While some of these provisions have been passed by the state houses of assembly, including the bill to make for independent candidacy and free, compulsory and basic education, work on the amendment cannot progress unless the state houses of assembly conclude voting on all the 44 items.
As provided by the 1999 constitution, for any amendment to the nation’s ground norm to scale through, the National Assembly and at least, 24 States Houses of Assembly, must vote on it.
We recall that the National Assembly in March 2022 passed 44 Bills and transmitted it to the 36 states for their endorsement or otherwise as part of the constitutional amendment process.
Tellingly, the bickering over the propriety or otherwise of state police is what is stalling the constitution amendment.
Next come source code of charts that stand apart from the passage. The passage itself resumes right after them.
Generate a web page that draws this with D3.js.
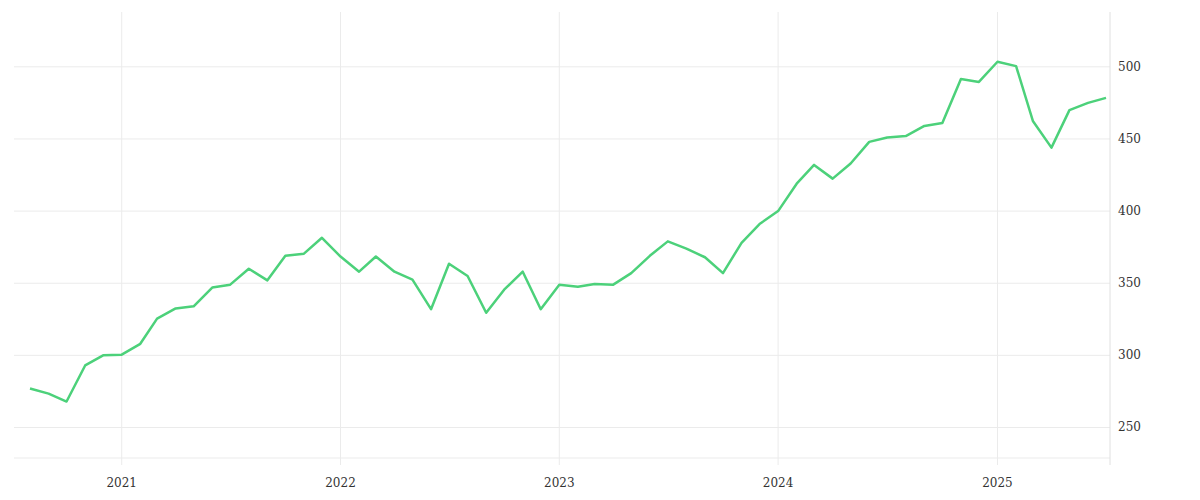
<!DOCTYPE html>
<html><head><meta charset="utf-8">
<script src="https://cdn.jsdelivr.net/npm/d3@7"></script>
<style>body{margin:0;background:#fff}svg{display:block}text{font-family:"DejaVu Serif",serif;font-size:12px;fill:#333}</style>
</head><body><svg id="c" width="1200" height="500"></svg>
<script>
const startMonth = "2020-08";
const values = [277,273.5,268,293,300,300.5,308,325.5,332.5,334,347,349,360,352,369,370.5,381.5,
368.5,358,368.5,358,352.5,332,363.5,355,329.5,345.5,358,332,
349,347.5,349.5,349,357,369,379,374,368,357,378,391,
400,419,432,422.5,433,448,451,452,459,461,491.5,489.5,
503.5,500.5,462.5,444,470,475,478.5];
const yTicks = [250,300,350,400,450,500];
const xTickYears = [2021,2022,2023,2024,2025];

const p0 = d3.timeParse("%Y-%m")(startMonth);
const data = values.map((v,i)=>({d:d3.timeMonth.offset(p0,i),v}));
const svg = d3.select("#c");
const x = d3.scaleTime().domain([d3.timeMonth.offset(p0,-0.5*0), data[data.length-1].d]).range([30,1106]);
const y = d3.scaleLinear().domain([224,538]).range([465,12]);
const g = svg.append("g");
g.selectAll(".h").data(yTicks).join("line").attr("x1",14).attr("x2",1110)
 .attr("y1",d=>y(d)).attr("y2",d=>y(d)).attr("stroke","#ebebeb");
g.append("line").attr("x1",14).attr("x2",1110).attr("y1",458).attr("y2",458).attr("stroke","#ebebeb");
g.selectAll(".v").data(xTickYears).join("line").attr("x1",d=>x(new Date(d,0,1))).attr("x2",d=>x(new Date(d,0,1)))
 .attr("y1",12).attr("y2",465).attr("stroke","#ebebeb");
g.append("line").attr("x1",1110).attr("x2",1110).attr("y1",12).attr("y2",465).attr("stroke","#e0e0e0");
g.selectAll(".yt").data(yTicks).join("text").attr("x",1118).attr("y",d=>y(d)+4).text(d=>d);
g.selectAll(".xt").data(xTickYears).join("text").attr("x",d=>x(new Date(d,0,1))).attr("y",487)
 .attr("text-anchor","middle").text(d=>d);
svg.append("path").datum(data).attr("fill","none").attr("stroke","#4cd17a").attr("stroke-width",2.5)
 .attr("stroke-linejoin","round").attr("d",d3.line().x(d=>x(d.d)).y(d=>y(d.v)));
</script></body></html>
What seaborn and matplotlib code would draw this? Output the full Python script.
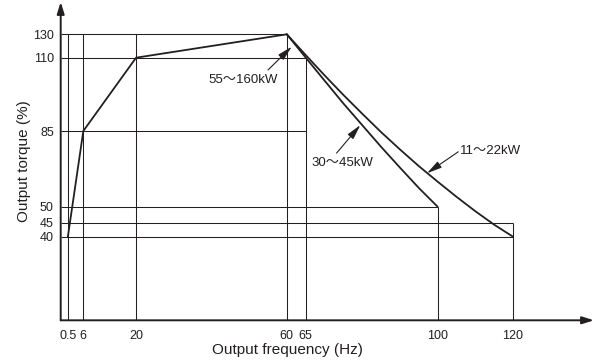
import numpy as np
import matplotlib
matplotlib.use("Agg")
import matplotlib.pyplot as plt
import seaborn as sns

# torque characteristic curves
freq_rise = [0.5, 6, 20, 60]
torque_rise = [40, 85, 110, 130]
freq_30_45 = [60, 65, 70, 75, 80, 85, 90, 95, 100]
torque_30_45 = [130, 110.1, 102.2, 94.4, 87.0, 77.7, 68.1, 58.7, 50]
freq_11_22 = [60, 65, 70, 75, 80, 85, 90, 95, 100, 105, 110, 115, 120]
torque_11_22 = [130, 112.3, 104.0, 97.3, 90.9, 84.5, 76.5, 68.8, 61.6, 54.6, 48.6, 44.3, 40]

x_ticks = [0.5, 6, 20, 60, 65, 100, 120]
x_labels = ["0.5", "6", "20", "60", "65", "100", "120"]
y_ticks = [40, 45, 50, 85, 110, 130]
y_labels = ["40", "45", "50", "85", "110", "130"]

# guide lines: vertical (freq, torque top), horizontal (torque, freq end)
v_guides = [(0.5, 130), (6, 130), (20, 130), (60, 130), (65, 110), (100, 50), (120, 45)]
h_guides = [(130, 60), (110, 65), (85, 65), (50, 100), (45, 120), (40, 120)]

# the drawing is schematic: axes are not linear, so map values piecewise
x_break, x_pos = [0, 0.5, 6, 300], [0, 1.9, 6, 300]
y_break, y_pos = [0, 40, 45, 50, 85, 110, 130, 150], [0, 83.6, 97.6, 113.6, 189.3, 262.6, 286, 318.3]

def xf(v):
    return np.interp(v, x_break, x_pos)

def xi(v):
    return np.interp(v, x_pos, x_break)

def yf(v):
    return np.interp(v, y_break, y_pos)

def yi(v):
    return np.interp(v, y_pos, y_break)

sns.set_style("white")
plt.rcParams["font.family"] = ["Liberation Sans", "Noto Sans CJK JP"]
ink = "#231f20"

fig = plt.figure(figsize=(5.94, 3.62), dpi=100)
ax = fig.add_axes([60.7 / 594, (362 - 320.3) / 362, (594 - 60.7) / 594, (320.3 - 2) / 362])

for x, top in v_guides:
    ax.vlines(x, 0, top, color=ink, lw=0.75)
for y, right in h_guides:
    ax.hlines(y, 0, right, color=ink, lw=0.75)

for fx, ty in [(freq_rise, torque_rise), (freq_30_45, torque_30_45), (freq_11_22, torque_11_22)]:
    sns.lineplot(x=fx, y=ty, ax=ax, color=ink, lw=1.3, sort=False, estimator=None)

ax.set_xscale("function", functions=(xf, xi))
ax.set_yscale("function", functions=(yf, yi))
ax.set_xlim(0, 141.5)
ax.set_ylim(0, 150)

ax.set_xticks(x_ticks)
ax.set_xticklabels(x_labels)
ax.set_yticks(y_ticks)
ax.set_yticklabels(y_labels)
ax.minorticks_off()
ax.tick_params(axis="both", length=0, labelsize=9, colors=ink)
ax.tick_params(axis="x", pad=7)
ax.tick_params(axis="y", pad=5)
ax.set_xlabel("Output frequency (Hz)", fontsize=11, color=ink)
ax.xaxis.set_label_coords(0.426, -0.071)
ax.set_ylabel("Output torque (%)", fontsize=11, color=ink, labelpad=1)

for s in ax.spines.values():
    s.set_visible(False)
head = "-|>,head_length=0.7,head_width=0.22"
ax.annotate("", xy=(1.0, 0), xytext=(0, 0), xycoords="axes fraction",
            arrowprops=dict(arrowstyle=head, color=ink, lw=1.4, shrinkA=0, shrinkB=0), annotation_clip=False)
ax.annotate("", xy=(0, 1.0), xytext=(0, 0), xycoords="axes fraction",
            arrowprops=dict(arrowstyle=head, color=ink, lw=1.4, shrinkA=0, shrinkB=0), annotation_clip=False)

# callouts
callouts = [
    ("55〜160kW", (61.3, 119.4), (55.0, 105.8), (39.1, 102.4)),
    ("30〜45kW", (79.5, 87.0), (73.2, 74.8), (66.6, 70.2)),
    ("11〜22kW", (97.2, 65.5), (105.5, 75.4), (106.0, 75.9)),
]
lab_arrow = "-|>,head_length=0.9,head_width=0.22"
for txt, tip, tail, pos in callouts:
    ax.annotate("", xy=tip, xytext=tail,
                arrowprops=dict(arrowstyle=lab_arrow, color=ink, lw=0.8, shrinkA=0, shrinkB=0))
    ax.text(pos[0], pos[1], txt, fontsize=9.5, color=ink, ha="left", va="center")

fig.savefig("out.png", dpi=100)
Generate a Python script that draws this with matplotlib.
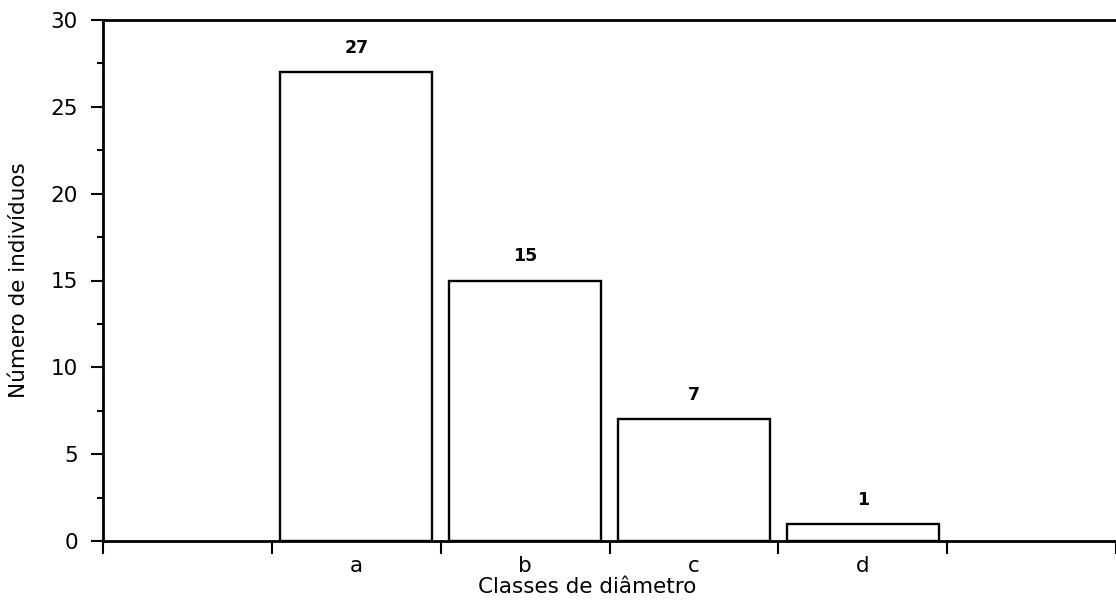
import matplotlib
matplotlib.use("Agg")
import matplotlib.pyplot as plt
import numpy as np

# data
classes = ["a", "b", "c", "d"]
counts  = [27, 15, 7, 1]

plt.rcParams.update({
    "font.family": "DejaVu Sans",
    "font.size": 15.5,
})

fig = plt.figure(figsize=(11.16, 6.07), dpi=100)
ax = fig.add_axes([103 / 1116, 1 - 541 / 607, 1 - 103 / 1116, (541 - 20) / 607])

x = np.arange(len(classes))
ax.bar(x, counts, width=0.9, facecolor="white", edgecolor="black", linewidth=1.7)

# value labels above bars
for xi, v in zip(x, counts):
    ax.text(xi, v + 1.1, str(v), ha="center", va="baseline",
            fontsize=12.5, fontweight="bold")

ax.set_xlim(-1.5, 4.5)
ax.set_ylim(0, 30)

# y axis: majors every 5, minors in between, ticks outward
ax.set_yticks(np.arange(0, 31, 5))
ax.set_yticks(np.arange(2.5, 30, 5), minor=True)
ax.tick_params(axis="y", which="major", direction="out", length=9, width=1.5, pad=9)
ax.tick_params(axis="y", which="minor", direction="out", length=4, width=1.5)

# x axis: ticks on class boundaries, labels at bar centres
ax.set_xticks(np.arange(-1.5, 4.6, 1.0))
ax.set_xticklabels([])
ax.set_xticks(x, minor=True)
ax.set_xticklabels(classes, minor=True)
ax.tick_params(axis="x", which="major", direction="out", length=9, width=1.5)
ax.tick_params(axis="x", which="minor", length=0, pad=11)

for side in ["left", "bottom", "top"]:
    ax.spines[side].set_linewidth(2)
ax.spines["right"].set_visible(False)

ax.set_xlabel("Classes de diâmetro")
ax.set_ylabel("Número de indivíduos")
ax.xaxis.set_label_coords((587 - 103) / 1013, -0.07)
ax.yaxis.set_label_coords(-0.073, 0.5)

fig.savefig("out.png", dpi=100)
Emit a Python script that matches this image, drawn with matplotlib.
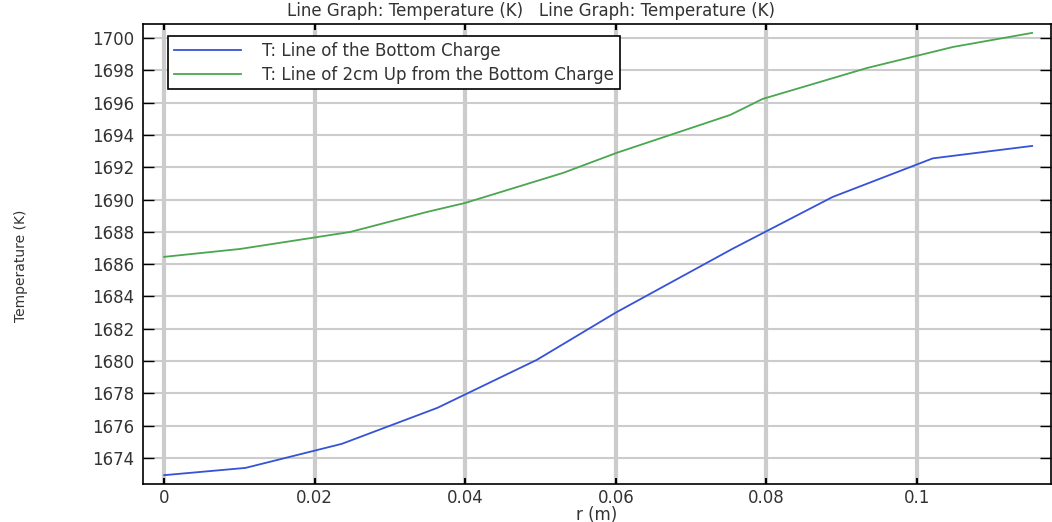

While the federal lawmakers voted overwhelmingly against and hence killed the bill, governors appear bent on having it passed.
The clamour for state police is dogged by the concerns that if established, the outfit will be used by governors to intimidate, harass and muscle opponents. Already, we are witness to how governors use state security apparatus to intimidate political opponents.
There are genuine fears that should states be allowed to establish their own police, such will be abused by governors. Only recently, the Inspector General of Police accused some governors of using security apparatuses to harass their political opponents. Imagine giving these same governors state police where they will have sole powers to hire and fire who heads it.
Even at that, should work on the fifth alteration to the 1999 constitution be stalled despite gulping huge tax payers’ money and other enormous resources simply because the governors insist on having their way on state police?
Perhaps the governors need to be reminded that they can only be in office for a total of eight years. The number of former governors currently serving at the National Assembly as senators is enough for the current governors to learn that time is a fleeting commodity.
With about N1 billion allocated to the constitution review committee for the whole process and public hearings held after which some plausible suggestions were made by stakeholders, those saddled with the responsibility of ensuring its passage must do the needful or risk being judged harshly by history.